На втором этаже у гроба идет гражданская панихида.
В Комарове на кладбище двинулись несколько автобусов и множество легковых машин. У выезда из города внезапная остановка, все повернули обратно. Оказывается, забыли крест. Легковые машины обогнали катафалк. Большая толпа встречала его у ворот кладбища. В Комарове еще настоящая зима. К вечеру стало подмораживать. Топтались в снегу более ста человек. Олег Волков сказал: «Семья просит, чтобы вы говорили у могилы». Речь у меня была подготовлена, впервые написал заранее. Волков несколько раз настойчиво называл мою фамилию ленинградскому литератору, открывшему траурный митинг.
Первым говорил Юрий Макогоненко. Вместо меня назвали Михалкова. Он в толпе грелся, попрыгивая, толкал соседей плечами, едва ли не хихикая. Достал из кармана бумагу с машинописным текстом и прочел нечто бесцветное, бездумное.
Потом говорил Арсений Тарковский, с трудом сдерживая слезы.
Последнее целование. Священник посыпал земли, положил листок с молитвой. Гроб забили. Когда забросали могилу, возник спор, куда ставить крест, в головах или в ногах. Спорили все более шумно, ссылаясь на обычаи и церковные правила. Высоким голосом сердился Лев Николаевич. Возражал ему священник. И опять кто-то сказал: «Посмертная ахматовка».
В ту же ночь мы уехали в Москву. В вагоне Надежда Яковлевна Мандельштам рассказывала о поминках в комаровской будке: «Пунины ненавидят Леву, он их тоже. Теперь начнется с архивом. Ирина Пунина еще натворит…» Она оказалась права.
* * *
Л. Первый вечер памяти Ахматовой устроили студенты математического факультета МГУ 31 марта 1966 года.
За полчаса до начала Тарковского и меня пригласили в деканат. Секретарь парткома и заместитель декана, встревоженные и смущенные, спросили, о чем мы собираемся говорить. Не можем ли показать тексты или хотя бы «тезисы выступлений».
Мы отказались:
— Никаких текстов и тезисов нет. Будем говорить то, что знаем, помним.
— Но вы понимаете, не надо заострять, ведь возможны политически сомнительные моменты. Среди наших студентов, то есть у некоторых, есть нездоровый интерес… Ведь было известное постановление ЦК, оно еще не отменено. Но, с другой стороны, конечно, великая поэтесса… Это первый вечер, нельзя допускать, чтобы возникла нездоровая политическая сенсация.

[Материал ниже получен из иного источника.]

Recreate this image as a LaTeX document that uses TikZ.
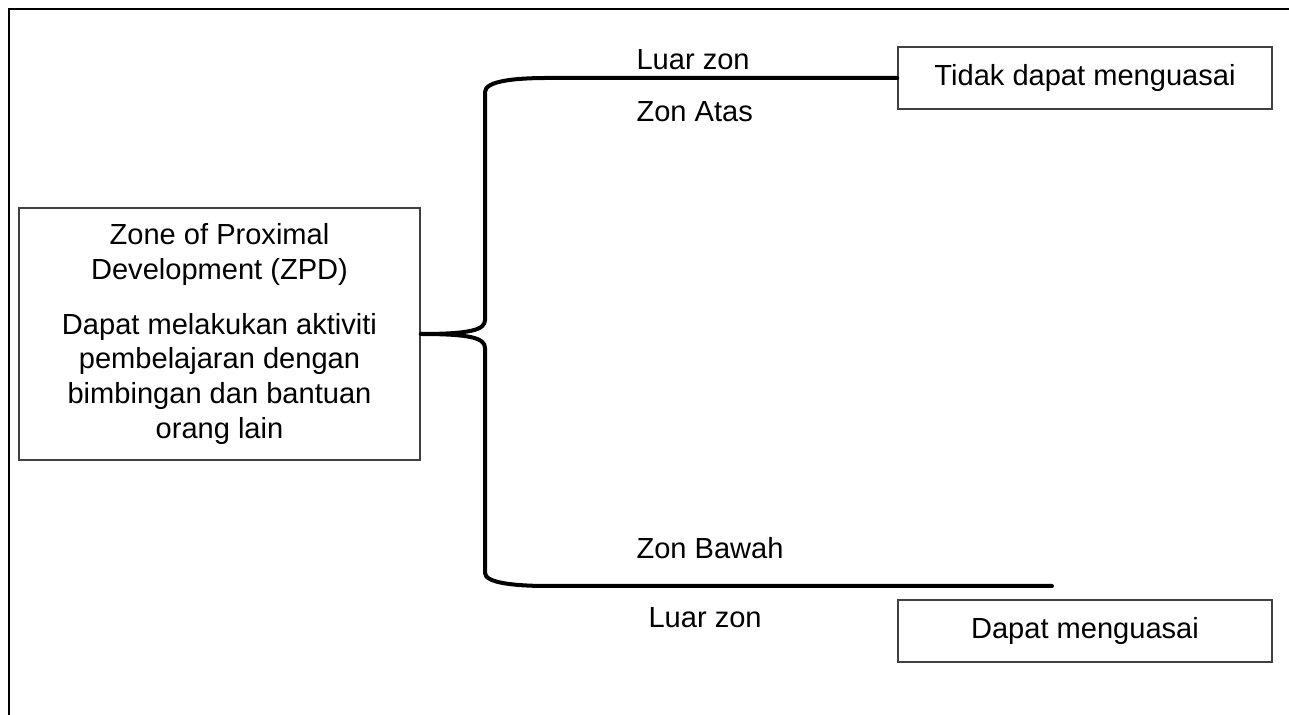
\documentclass[tikz,border=0pt]{standalone}
\usepackage{fontspec}
\setmainfont{Liberation Sans}
\usetikzlibrary{positioning}

\begin{document}
\begin{tikzpicture}[x=0.375pt,y=-0.375pt,
  box/.style={draw=black!75,line width=0.55pt,align=center,inner sep=0pt},
  brace/.style={line width=1.5pt,line cap=round},
  lbl/.style={anchor=west,inner sep=0pt},
  every node/.style={font=\fontsize{10.9}{13}\selectfont}]
\useasboundingbox (0,0) rectangle (1289,715);
\draw[line width=1.1pt] (9,716)--(9,9)--(1290,9);

\node[box,minimum width=150.4pt,minimum height=94.5pt] (zpd) at (219.5,334)
  {Zone of Proximal\\Development (ZPD)\\[7.6pt]Dapat melakukan aktiviti\\pembelajaran dengan\\bimbingan dan bantuan\\orang lain};
\node[box,minimum width=140.25pt,minimum height=23.25pt] (tidak) at (1085,78) {Tidak dapat menguasai};
\node[box,minimum width=140.25pt,minimum height=23.25pt] (dapat) at (1085,631) {Dapat menguasai};
\coordinate (lowend) at (1052,586);

% brace
\draw[brace] (zpd.east) .. controls (470,334) and (485,330) .. (485,320) -- (485,92)
  .. controls (485,81) and (515,78) .. (547,78) -- (tidak.west);
\draw[brace] (zpd.east) .. controls (470,334) and (485,338) .. (485,348) -- (485,573)
  .. controls (485,583) and (515,586) .. (548,586) -- (lowend);

\node[lbl] (luaratas) at (636,60) {Luar zon};
\node[lbl] (atas) at (636,112) {Zon Atas};
\node[lbl] (bawah) at (636,548) {Zon Bawah};
\node[lbl] (luarbawah) at (648,618) {Luar zon};
\end{tikzpicture}
\end{document}
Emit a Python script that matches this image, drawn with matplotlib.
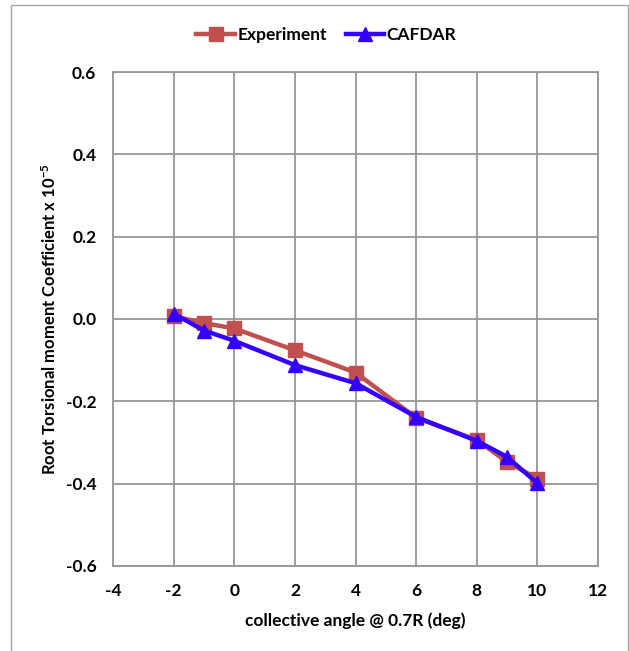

Мы с разной степенью раздраженности отвечали, по сути, одно и то же. Мы не собираемся устраивать никаких политических демонстраций, все будут говорить о великом поэте.
Начал студент В. Гефтер.
«Анна Андреевна обещала нам в прошлом году, что в первый же приезд в Москву придет к нам. Она не пришла, но она с нами».
Арсений Тарковский
«…Анна Ахматова умерла в том возрасте, когда людей принято считать старыми. При каждой встрече с ней я радовался тому, что ее ум становился все глубже, поэзия все больше адресована векам. Процесс внутреннего развития продолжался у нее до самого конца…»
Маргарита Алигер рассказывала о том, как она очутилась с Ахматовой в одной каюте, когда уезжали в эвакуацию: «Анна Ахматова всегда была достойна времени, когда жила… Она была соизмерима с великими событиями истории и за это историей вознаграждена…»
Семен Липкин
«…Все говорили здесь о гармонии. Это верно. Но есть еще одна вещь, которая делает поэта поэтом. Это мысль. Без глубокой мысли нет поэзии, хотя она не составляет всего в поэзии… Когда читаешь Ахматову, — а я читаю ее всю жизнь, — как Пушкина, Лермонтова, Тютчева, поэтов ее ряда, всегда ощущаю, она умнее тебя…
…Вы, математики, знаете: то, что несправедливо, то неверно. А раз неверно, то и бессмысленно. Нет такой силы, которая отняла бы у Ахматовой Россию, а у России — Ахматову».
Вяч. Вс. Иванов
«Анна Ахматова много читала, много думала и о том, что отличает древнюю культуру Востока от Запада, и о том, что значит современная наука и чем она похожа на современное искусство. Но меня уводит от воспоминаний об этих разговорах мысль о ее судьбе. Большой поэт всегда смотрится в судьбу, как в зеркало…
Ее судьба была страшной. Анна Андреевна сама это понимала, но знала наперед, что связана именно с этой судьбой.
После тифа в Ташкенте ей пригрезилась пьеса, которая оказалась настолько похожей на то, что случилось потом, что она пьесу сожгла… Ей были присущи ясновидение, колдовство, ворожба, это особый дар, без которого не бывает великих поэтов… При этом она человек на редкость здравого смысла, веселый. Трудно представить себе, насколько веселый. До самого последнего времени для нее не существовало возраста. Иосиф Бродский, стихи которого она так ценила, был для нее таким же современником, как и Мандельштам, которого она всегда выделяла из ряда великих поэтов».